**WHAT IS NEEDED**: Reproduce all the lines exactly as they stand, apart from the pictures.

*** DATA EXTRACT ***

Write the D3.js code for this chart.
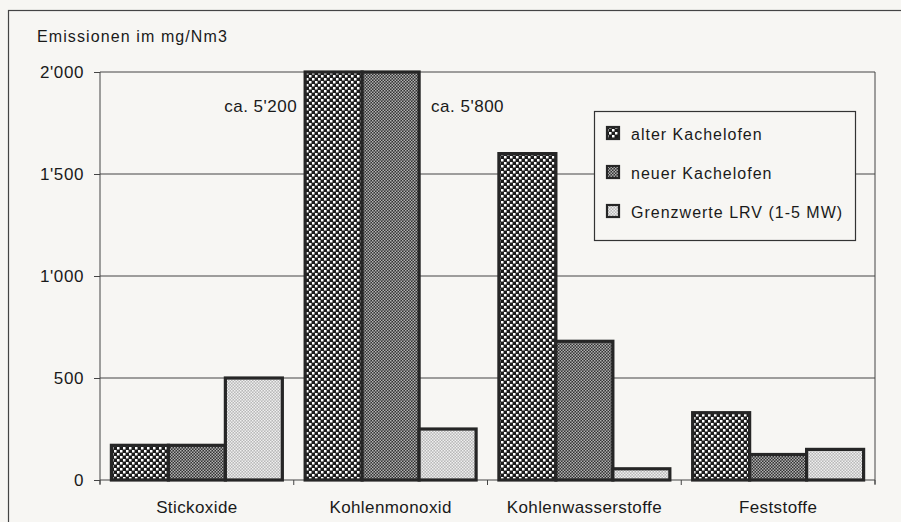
<!DOCTYPE html>
<html>
<head>
<meta charset="utf-8">
<script src="https://cdn.jsdelivr.net/npm/d3@7"></script>
<style>
body { margin: 0; background: #f7f6f3; }
svg { display: block; font-family: "Liberation Sans", Arial, sans-serif; }
</style>
</head>
<body>
<svg id="chart" width="901" height="522"></svg>
<script>
var categorie = ["Stickoxide", "Kohlenmonoxid", "Kohlenwasserstoffe", "Feststoffe"];
var serie = ["alter Kachelofen", "neuer Kachelofen", "Grenzwerte LRV (1-5 MW)"];
var alter = [170, 5200, 1600, 330];
var neuer = [170, 5800, 680, 125];
var grenzwerte = [500, 250, 55, 150];
var yTicks = [0, 500, 1000, 1500, 2000];
var yTickLabels = ["0", "500", "1'000", "1'500", "2'000"];
var note = [
	{cat: "Kohlenmonoxid", serie: "alter Kachelofen", text: "ca. 5'200", side: "left"},
	{cat: "Kohlenmonoxid", serie: "neuer Kachelofen", text: "ca. 5'800", side: "right"}
];

var dati = [];
categorie.forEach(function (c, i) {
	dati.push({cat: c, serie: serie[0], res: alter[i]});
	dati.push({cat: c, serie: serie[1], res: neuer[i]});
	dati.push({cat: c, serie: serie[2], res: grenzwerte[i]});
});

var margin = {top: 72, right: 26, bottom: 42, left: 100},
	width = 901 - margin.left - margin.right,
	height = 522 - margin.top - margin.bottom;

var ink = "#262626";
var svg = d3.select("#chart");

// patterns
var defs = svg.append("defs");
function checker(id, size, c1, c2, cell) {
	var p = defs.append("pattern")
		.attr("id", id)
		.attr("patternUnits", "userSpaceOnUse")
		.attr("width", size * 2)
		.attr("height", size * 2);
	p.append("rect").attr("width", size * 2).attr("height", size * 2).attr("fill", c1);
	p.append("rect").attr("x", 0).attr("y", 0).attr("width", cell).attr("height", cell).attr("fill", c2);
	p.append("rect").attr("x", size).attr("y", size).attr("width", cell).attr("height", cell).attr("fill", c2);
}
checker("pAlter", 3, "#1c1c1c", "#ffffff", 2.5);
checker("pNeuer", 1.5, "#333333", "#b0b0b0", 1.5);
checker("pGrenz", 1.5, "#b8b8b8", "#efefef", 1.5);

var colori = d3.scaleOrdinal()
	.domain(serie)
	.range(["url(#pAlter)", "url(#pNeuer)", "url(#pGrenz)"]);

// outer frame
svg.append("rect")
	.attr("x", 8.5).attr("y", 10.5)
	.attr("width", 900).attr("height", 520)
	.attr("fill", "none")
	.attr("stroke", "#444")
	.attr("stroke-width", 1.2);

// scales
var x = d3.scaleBand()
	.domain(categorie)
	.range([margin.left, margin.left + width]);

var xInner = d3.scaleBand()
	.domain(serie)
	.range([0, x.bandwidth()])
	.paddingOuter(0.2);

var y = d3.scaleLinear()
	.domain([0, 2000])
	.range([margin.top + height, margin.top])
	.clamp(true);

var g = svg.append("g");

// grid lines
g.selectAll("line.grid")
	.data(yTicks.slice(1))
	.enter()
	.append("line")
	.attr("class", "grid")
	.attr("x1", margin.left)
	.attr("x2", margin.left + width)
	.attr("y1", function (d) { return y(d); })
	.attr("y2", function (d) { return y(d); })
	.attr("stroke", "#444")
	.attr("stroke-width", 1);

// right border
g.append("line")
	.attr("x1", margin.left + width).attr("x2", margin.left + width)
	.attr("y1", margin.top).attr("y2", margin.top + height + 4)
	.attr("stroke", "#444");

// y axis
var yAxis = g.append("g")
	.attr("transform", "translate(" + margin.left + ",0)")
	.call(d3.axisLeft(y)
		.tickValues(yTicks)
		.tickFormat(function (d, i) { return yTickLabels[i]; })
		.tickSize(6)
		.tickPadding(10));
yAxis.select(".domain").attr("d", "M0," + margin.top + "V" + (margin.top + height + 4)).attr("stroke", "#444");
yAxis.selectAll(".tick line").attr("stroke", "#444");
yAxis.selectAll("text")
	.style("font-size", "17px")
	.style("letter-spacing", "0.6px")
	.attr("fill", "#1a1a1a");

// x axis
var confini = categorie.map(function (c) { return x(c); }).concat([margin.left + width]);
g.append("line")
	.attr("x1", margin.left).attr("x2", margin.left + width)
	.attr("y1", y(0)).attr("y2", y(0))
	.attr("stroke", "#444");
g.selectAll("line.xtick")
	.data(confini)
	.enter()
	.append("line")
	.attr("class", "xtick")
	.attr("x1", function (d) { return d; })
	.attr("x2", function (d) { return d; })
	.attr("y1", y(0))
	.attr("y2", y(0) + 5)
	.attr("stroke", "#444");
g.selectAll("text.cat")
	.data(categorie)
	.enter()
	.append("text")
	.attr("class", "cat")
	.attr("x", function (d) { return x(d) + x.bandwidth() / 2; })
	.attr("y", margin.top + height + 33)
	.attr("text-anchor", "middle")
	.style("font-size", "17px")
	.style("letter-spacing", "0.4px")
	.attr("fill", "#1a1a1a")
	.text(function (d) { return d; });

// bars
g.selectAll("rect.bar")
	.data(dati)
	.enter()
	.append("rect")
	.attr("class", "bar")
	.attr("x", function (d) { return x(d.cat) + xInner(d.serie); })
	.attr("y", function (d) { return y(d.res); })
	.attr("width", xInner.bandwidth())
	.attr("height", function (d) { return y(0) - y(d.res); })
	.attr("fill", function (d) { return colori(d.serie); })
	.attr("stroke", ink)
	.attr("stroke-width", 3.2);

// annotations for clipped bars
g.selectAll("text.note")
	.data(note)
	.enter()
	.append("text")
	.attr("class", "note")
	.attr("x", function (d) {
		var bx = x(d.cat) + xInner(d.serie);
		return d.side == "left" ? bx - 8 : bx + xInner.bandwidth() + 12;
	})
	.attr("y", margin.top + 40)
	.attr("text-anchor", function (d) { return d.side == "left" ? "end" : "start"; })
	.style("font-size", "17px")
	.style("letter-spacing", "0.5px")
	.attr("fill", "#1a1a1a")
	.text(function (d) { return d.text; });

// axis title
svg.append("text")
	.attr("x", 37)
	.attr("y", 42)
	.style("font-size", "16px")
	.style("letter-spacing", "1.1px")
	.attr("fill", "#1a1a1a")
	.text("Emissionen im mg/Nm3");

// legend
var legenda = svg.append("g").attr("transform", "translate(594,111)");
legenda.append("rect")
	.attr("x", 0.5).attr("y", 0.5)
	.attr("width", 261).attr("height", 129)
	.attr("fill", "#f7f6f3")
	.attr("stroke", "#333")
	.attr("stroke-width", 1.2);
var voci = legenda.selectAll("g.voce")
	.data(serie)
	.enter()
	.append("g")
	.attr("class", "voce")
	.attr("transform", function (d, i) { return "translate(0," + (i * 39) + ")"; });
voci.append("rect")
	.attr("x", 13).attr("y", 16)
	.attr("width", 12).attr("height", 12)
	.attr("fill", function (d) { return colori(d); })
	.attr("stroke", ink)
	.attr("stroke-width", 2.2);
voci.append("text")
	.attr("x", 37)
	.attr("y", 29)
	.style("font-size", "16px")
	.style("letter-spacing", "1px")
	.attr("fill", "#1a1a1a")
	.text(function (d) { return d; });
</script>
</body>
</html>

***

**ANSWER FOR THIS EXERCISE**:
Write the D3.js code for this chart.
<!DOCTYPE html>
<html>
<head>
<meta charset="utf-8">
<script src="https://cdn.jsdelivr.net/npm/d3@7"></script>
<style>
body { margin: 0; background: #f7f6f3; }
svg { display: block; font-family: "Liberation Sans", Arial, sans-serif; }
</style>
</head>
<body>
<svg id="chart" width="901" height="522"></svg>
<script>
var categorie = ["Stickoxide", "Kohlenmonoxid", "Kohlenwasserstoffe", "Feststoffe"];
var serie = ["alter Kachelofen", "neuer Kachelofen", "Grenzwerte LRV (1-5 MW)"];
var alter = [170, 5200, 1600, 330];
var neuer = [170, 5800, 680, 125];
var grenzwerte = [500, 250, 55, 150];
var yTicks = [0, 500, 1000, 1500, 2000];
var yTickLabels = ["0", "500", "1'000", "1'500", "2'000"];
var note = [
	{cat: "Kohlenmonoxid", serie: "alter Kachelofen", text: "ca. 5'200", side: "left"},
	{cat: "Kohlenmonoxid", serie: "neuer Kachelofen", text: "ca. 5'800", side: "right"}
];

var dati = [];
categorie.forEach(function (c, i) {
	dati.push({cat: c, serie: serie[0], res: alter[i]});
	dati.push({cat: c, serie: serie[1], res: neuer[i]});
	dati.push({cat: c, serie: serie[2], res: grenzwerte[i]});
});

var margin = {top: 72, right: 26, bottom: 42, left: 100},
	width = 901 - margin.left - margin.right,
	height = 522 - margin.top - margin.bottom;

var ink = "#262626";
var svg = d3.select("#chart");

// patterns
var defs = svg.append("defs");
function checker(id, size, c1, c2, cell) {
	var p = defs.append("pattern")
		.attr("id", id)
		.attr("patternUnits", "userSpaceOnUse")
		.attr("width", size * 2)
		.attr("height", size * 2);
	p.append("rect").attr("width", size * 2).attr("height", size * 2).attr("fill", c1);
	p.append("rect").attr("x", 0).attr("y", 0).attr("width", cell).attr("height", cell).attr("fill", c2);
	p.append("rect").attr("x", size).attr("y", size).attr("width", cell).attr("height", cell).attr("fill", c2);
}
checker("pAlter", 3, "#1c1c1c", "#ffffff", 2.5);
checker("pNeuer", 1.5, "#333333", "#b0b0b0", 1.5);
checker("pGrenz", 1.5, "#b8b8b8", "#efefef", 1.5);

var colori = d3.scaleOrdinal()
	.domain(serie)
	.range(["url(#pAlter)", "url(#pNeuer)", "url(#pGrenz)"]);

// outer frame
svg.append("rect")
	.attr("x", 8.5).attr("y", 10.5)
	.attr("width", 900).attr("height", 520)
	.attr("fill", "none")
	.attr("stroke", "#444")
	.attr("stroke-width", 1.2);

// scales
var x = d3.scaleBand()
	.domain(categorie)
	.range([margin.left, margin.left + width]);

var xInner = d3.scaleBand()
	.domain(serie)
	.range([0, x.bandwidth()])
	.paddingOuter(0.2);

var y = d3.scaleLinear()
	.domain([0, 2000])
	.range([margin.top + height, margin.top])
	.clamp(true);

var g = svg.append("g");

// grid lines
g.selectAll("line.grid")
	.data(yTicks.slice(1))
	.enter()
	.append("line")
	.attr("class", "grid")
	.attr("x1", margin.left)
	.attr("x2", margin.left + width)
	.attr("y1", function (d) { return y(d); })
	.attr("y2", function (d) { return y(d); })
	.attr("stroke", "#444")
	.attr("stroke-width", 1);

// right border
g.append("line")
	.attr("x1", margin.left + width).attr("x2", margin.left + width)
	.attr("y1", margin.top).attr("y2", margin.top + height + 4)
	.attr("stroke", "#444");

// y axis
var yAxis = g.append("g")
	.attr("transform", "translate(" + margin.left + ",0)")
	.call(d3.axisLeft(y)
		.tickValues(yTicks)
		.tickFormat(function (d, i) { return yTickLabels[i]; })
		.tickSize(6)
		.tickPadding(10));
yAxis.select(".domain").attr("d", "M0," + margin.top + "V" + (margin.top + height + 4)).attr("stroke", "#444");
yAxis.selectAll(".tick line").attr("stroke", "#444");
yAxis.selectAll("text")
	.style("font-size", "17px")
	.style("letter-spacing", "0.6px")
	.attr("fill", "#1a1a1a");

// x axis
var confini = categorie.map(function (c) { return x(c); }).concat([margin.left + width]);
g.append("line")
	.attr("x1", margin.left).attr("x2", margin.left + width)
	.attr("y1", y(0)).attr("y2", y(0))
	.attr("stroke", "#444");
g.selectAll("line.xtick")
	.data(confini)
	.enter()
	.append("line")
	.attr("class", "xtick")
	.attr("x1", function (d) { return d; })
	.attr("x2", function (d) { return d; })
	.attr("y1", y(0))
	.attr("y2", y(0) + 5)
	.attr("stroke", "#444");
g.selectAll("text.cat")
	.data(categorie)
	.enter()
	.append("text")
	.attr("class", "cat")
	.attr("x", function (d) { return x(d) + x.bandwidth() / 2; })
	.attr("y", margin.top + height + 33)
	.attr("text-anchor", "middle")
	.style("font-size", "17px")
	.style("letter-spacing", "0.4px")
	.attr("fill", "#1a1a1a")
	.text(function (d) { return d; });

// bars
g.selectAll("rect.bar")
	.data(dati)
	.enter()
	.append("rect")
	.attr("class", "bar")
	.attr("x", function (d) { return x(d.cat) + xInner(d.serie); })
	.attr("y", function (d) { return y(d.res); })
	.attr("width", xInner.bandwidth())
	.attr("height", function (d) { return y(0) - y(d.res); })
	.attr("fill", function (d) { return colori(d.serie); })
	.attr("stroke", ink)
	.attr("stroke-width", 3.2);

// annotations for clipped bars
g.selectAll("text.note")
	.data(note)
	.enter()
	.append("text")
	.attr("class", "note")
	.attr("x", function (d) {
		var bx = x(d.cat) + xInner(d.serie);
		return d.side == "left" ? bx - 8 : bx + xInner.bandwidth() + 12;
	})
	.attr("y", margin.top + 40)
	.attr("text-anchor", function (d) { return d.side == "left" ? "end" : "start"; })
	.style("font-size", "17px")
	.style("letter-spacing", "0.5px")
	.attr("fill", "#1a1a1a")
	.text(function (d) { return d.text; });

// axis title
svg.append("text")
	.attr("x", 37)
	.attr("y", 42)
	.style("font-size", "16px")
	.style("letter-spacing", "1.1px")
	.attr("fill", "#1a1a1a")
	.text("Emissionen im mg/Nm3");

// legend
var legenda = svg.append("g").attr("transform", "translate(594,111)");
legenda.append("rect")
	.attr("x", 0.5).attr("y", 0.5)
	.attr("width", 261).attr("height", 129)
	.attr("fill", "#f7f6f3")
	.attr("stroke", "#333")
	.attr("stroke-width", 1.2);
var voci = legenda.selectAll("g.voce")
	.data(serie)
	.enter()
	.append("g")
	.attr("class", "voce")
	.attr("transform", function (d, i) { return "translate(0," + (i * 39) + ")"; });
voci.append("rect")
	.attr("x", 13).attr("y", 16)
	.attr("width", 12).attr("height", 12)
	.attr("fill", function (d) { return colori(d); })
	.attr("stroke", ink)
	.attr("stroke-width", 2.2);
voci.append("text")
	.attr("x", 37)
	.attr("y", 29)
	.style("font-size", "16px")
	.style("letter-spacing", "1px")
	.attr("fill", "#1a1a1a")
	.text(function (d) { return d; });
</script>
</body>
</html>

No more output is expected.